Last updated: 1 May 2025

White Abstract

These Terms and Conditions ("Terms") govern the provision of fractional CFO and financial consulting services ("Services") by Nexus CFO, ABN 88 690 318 622, based in Queensland, Australia ("we", "us", or "our"). By engaging our services, you ("the Client") agree to be bound by these Terms.

Scope of Services

We provide part-time, project-based, or ongoing financial services, including but not limited to: cash flow forecasting, budgeting, financial reporting, business strategy, and systems improvement. The specific scope of work will be outlined in a separate engagement letter or proposal agreed to by both parties.

Engagement and Fees

All fees are agreed upon in writing before work commences. We may charge on a retainer, hourly, or fixed-project basis. Invoices will be issued monthly and are payable within 14 days, unless otherwise stated.

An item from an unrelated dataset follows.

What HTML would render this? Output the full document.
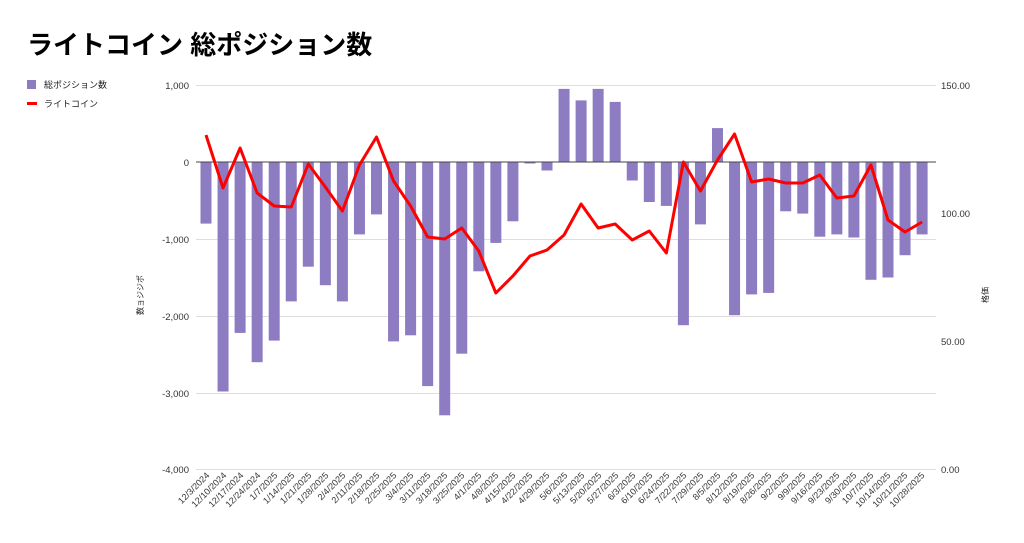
<!DOCTYPE html>
<html><head><meta charset="utf-8"><style>
body{margin:0;background:#fff;width:1024px;height:543px;overflow:hidden}
svg{display:block;font-family:"Liberation Sans","Noto Sans CJK JP",sans-serif}
</style></head><body>
<svg width="1024" height="543" viewBox="0 0 1024 543">
<text x="27" y="54" font-size="26" font-weight="bold" fill="#000">ライトコイン 総ポジション数</text>
<rect x="27" y="80" width="9" height="9" fill="#8e7cc3"/>
<text x="44" y="88" font-size="9" fill="#222">総ポジション数</text>
<rect x="27" y="102" width="10" height="3" fill="#f00"/>
<text x="44" y="107" font-size="9" fill="#222">ライトコイン</text>
<g stroke="#ddd" stroke-width="1">
<line x1="196" x2="936" y1="85.5" y2="85.5"/><line x1="196" x2="936" y1="239.5" y2="239.5"/>
<line x1="196" x2="936" y1="316.5" y2="316.5"/><line x1="196" x2="936" y1="393.5" y2="393.5"/>
<line x1="196" x2="936" y1="469.5" y2="469.5"/>
</g>
<g font-size="9.5" fill="#333" text-anchor="end">
<text x="189" y="89">1,000</text><text x="189" y="166">0</text><text x="189" y="243">-1,000</text>
<text x="189" y="320">-2,000</text><text x="189" y="397">-3,000</text><text x="189" y="473">-4,000</text>
</g>
<g font-size="9.5" fill="#333">
<text x="941" y="89">150.00</text><text x="941" y="217">100.00</text><text x="941" y="345">50.00</text><text x="941" y="473">0.00</text>
</g>
<text transform="translate(143,295) rotate(-90)" font-size="8" text-anchor="middle" fill="#222">数ョジジポ</text>
<text transform="translate(988,295) rotate(-90)" font-size="8" text-anchor="middle" fill="#222">格価</text>
<g fill="#8e7cc3">
<rect x="200.5" y="162" width="11" height="61.6"/>
<rect x="217.55" y="162" width="11" height="229.5"/>
<rect x="234.6" y="162" width="11" height="170.9"/>
<rect x="251.65" y="162" width="11" height="200.2"/>
<rect x="268.7" y="162" width="11" height="178.6"/>
<rect x="285.75" y="162" width="11" height="139.4"/>
<rect x="302.8" y="162" width="11" height="104.7"/>
<rect x="319.85" y="162" width="11" height="123.2"/>
<rect x="336.9" y="162" width="11" height="139.4"/>
<rect x="353.95" y="162" width="11" height="72.4"/>
<rect x="371" y="162" width="11" height="52.4"/>
<rect x="388.05" y="162" width="11" height="179.4"/>
<rect x="405.1" y="162" width="11" height="173.3"/>
<rect x="422.15" y="162" width="11" height="224.1"/>
<rect x="439.2" y="162" width="11" height="253.3"/>
<rect x="456.25" y="162" width="11" height="191.7"/>
<rect x="473.3" y="162" width="11" height="109.3"/>
<rect x="490.35" y="162" width="11" height="80.9"/>
<rect x="507.4" y="162" width="11" height="59.3"/>
<rect x="524.45" y="162" width="11" height="1.5"/>
<rect x="541.5" y="162" width="11" height="8.5"/>
<rect x="558.55" y="88.9" width="11" height="73.1"/>
<rect x="575.6" y="100.4" width="11" height="61.6"/>
<rect x="592.65" y="88.9" width="11" height="73.1"/>
<rect x="609.7" y="101.9" width="11" height="60.1"/>
<rect x="626.75" y="162" width="11" height="18.5"/>
<rect x="643.8" y="162" width="11" height="40"/>
<rect x="660.85" y="162" width="11" height="43.9"/>
<rect x="677.9" y="162" width="11" height="163.2"/>
<rect x="694.95" y="162" width="11" height="62.4"/>
<rect x="712" y="128.1" width="11" height="33.9"/>
<rect x="729.05" y="162" width="11" height="153.2"/>
<rect x="746.1" y="162" width="11" height="132.4"/>
<rect x="763.15" y="162" width="11" height="130.9"/>
<rect x="780.2" y="162" width="11" height="49.3"/>
<rect x="797.25" y="162" width="11" height="51.6"/>
<rect x="814.3" y="162" width="11" height="74.7"/>
<rect x="831.35" y="162" width="11" height="72.4"/>
<rect x="848.4" y="162" width="11" height="75.5"/>
<rect x="865.45" y="162" width="11" height="117.8"/>
<rect x="882.5" y="162" width="11" height="115.5"/>
<rect x="899.55" y="162" width="11" height="93.2"/>
<rect x="916.6" y="162" width="11" height="72.4"/>
</g>
<line x1="196" x2="936" y1="162" y2="162" stroke="#444" stroke-width="1"/>
<polyline fill="none" stroke="#f00" stroke-width="3" stroke-linejoin="round" points="206,135 223.05,188 240.1,148 257.15,193 274.2,206 291.25,207 308.3,164 325.35,187 342.4,211 359.45,165 376.5,137 393.55,181 410.6,206 427.65,237 444.7,239 461.75,228 478.8,251 495.85,293 512.9,276 529.95,256 547,250 564.05,235 581.1,204 598.15,228 615.2,224 632.25,240 649.3,231 666.35,253 683.4,162 700.45,191 717.5,160 734.55,134 751.6,182 768.65,179 785.7,183 802.75,183 819.8,175 836.85,198 853.9,196 870.95,165 888,220 905.05,232 922.1,222"/>
<g font-size="9" fill="#333" text-anchor="end">
<text transform="translate(210,476) rotate(-45)">12/3/2024</text>
<text transform="translate(227,476) rotate(-45)">12/10/2024</text>
<text transform="translate(244,476) rotate(-45)">12/17/2024</text>
<text transform="translate(261,476) rotate(-45)">12/24/2024</text>
<text transform="translate(278,476) rotate(-45)">1/7/2025</text>
<text transform="translate(295,476) rotate(-45)">1/14/2025</text>
<text transform="translate(312,476) rotate(-45)">1/21/2025</text>
<text transform="translate(329,476) rotate(-45)">1/28/2025</text>
<text transform="translate(346,476) rotate(-45)">2/4/2025</text>
<text transform="translate(363,476) rotate(-45)">2/11/2025</text>
<text transform="translate(380,476) rotate(-45)">2/18/2025</text>
<text transform="translate(397,476) rotate(-45)">2/25/2025</text>
<text transform="translate(414,476) rotate(-45)">3/4/2025</text>
<text transform="translate(431,476) rotate(-45)">3/11/2025</text>
<text transform="translate(448,476) rotate(-45)">3/18/2025</text>
<text transform="translate(465,476) rotate(-45)">3/25/2025</text>
<text transform="translate(482,476) rotate(-45)">4/1/2025</text>
<text transform="translate(499,476) rotate(-45)">4/8/2025</text>
<text transform="translate(516,476) rotate(-45)">4/15/2025</text>
<text transform="translate(533,476) rotate(-45)">4/22/2025</text>
<text transform="translate(550,476) rotate(-45)">4/29/2025</text>
<text transform="translate(568,476) rotate(-45)">5/6/2025</text>
<text transform="translate(585,476) rotate(-45)">5/13/2025</text>
<text transform="translate(602,476) rotate(-45)">5/20/2025</text>
<text transform="translate(619,476) rotate(-45)">5/27/2025</text>
<text transform="translate(636,476) rotate(-45)">6/3/2025</text>
<text transform="translate(653,476) rotate(-45)">6/10/2025</text>
<text transform="translate(670,476) rotate(-45)">6/24/2025</text>
<text transform="translate(687,476) rotate(-45)">7/22/2025</text>
<text transform="translate(704,476) rotate(-45)">7/29/2025</text>
<text transform="translate(721,476) rotate(-45)">8/5/2025</text>
<text transform="translate(738,476) rotate(-45)">8/12/2025</text>
<text transform="translate(755,476) rotate(-45)">8/19/2025</text>
<text transform="translate(772,476) rotate(-45)">8/26/2025</text>
<text transform="translate(789,476) rotate(-45)">9/2/2025</text>
<text transform="translate(806,476) rotate(-45)">9/9/2025</text>
<text transform="translate(823,476) rotate(-45)">9/16/2025</text>
<text transform="translate(840,476) rotate(-45)">9/23/2025</text>
<text transform="translate(857,476) rotate(-45)">9/30/2025</text>
<text transform="translate(874,476) rotate(-45)">10/7/2025</text>
<text transform="translate(891,476) rotate(-45)">10/14/2025</text>
<text transform="translate(908,476) rotate(-45)">10/21/2025</text>
<text transform="translate(925,476) rotate(-45)">10/28/2025</text>
</g>
</svg>
</body></html>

Late payments may attract interest at 2% per month and may result in suspension of services until accounts are up to date.

Client Responsibilities

To deliver our services effectively, you agree to:

  • Provide accurate, complete, and timely financial and business information;

  • Respond to reasonable requests in a timely manner;

  • Ensure access to relevant staff, systems, and documentation.

We are not responsible for delays or errors arising from incomplete or inaccurate information provided by the Client.

Confidentiality

Both parties agree to maintain the confidentiality of all business, financial, and personal information shared during the engagement. We will not disclose any confidential information to third parties without written consent, unless required by law.

Limitation of Liability

While we take care to provide accurate and strategic advice, we do not guarantee specific outcomes or business results. To the extent permitted by law, our liability is limited to the total amount paid by the Client for services rendered in the 3 months preceding any claim.

We are not liable for any indirect, incidental, or consequential loss or damage.

Termination

Either party may terminate the engagement with 30 days' written notice. If terminated, the Client agrees to pay for all work completed up to the date of termination.

We reserve the right to terminate the agreement immediately if there is a breach of these Terms, failure to pay fees, or unethical conduct.

Intellectual Property

Unless otherwise agreed in writing, any tools, templates, models, or intellectual property developed by us during the engagement remain our property. The Client is granted a non-exclusive license to use them solely for internal business use.

Professional Standards

We adhere to professional and ethical standards consistent with Australian financial and business advisory practices. However, we are not a registered tax agent or legal advisor. Any tax or legal matters should be referred to the appropriate licensed professionals.

Jurisdiction

These Terms are governed by the laws of Queensland, Australia. Any disputes arising under these Terms shall be resolved in the courts of Queensland.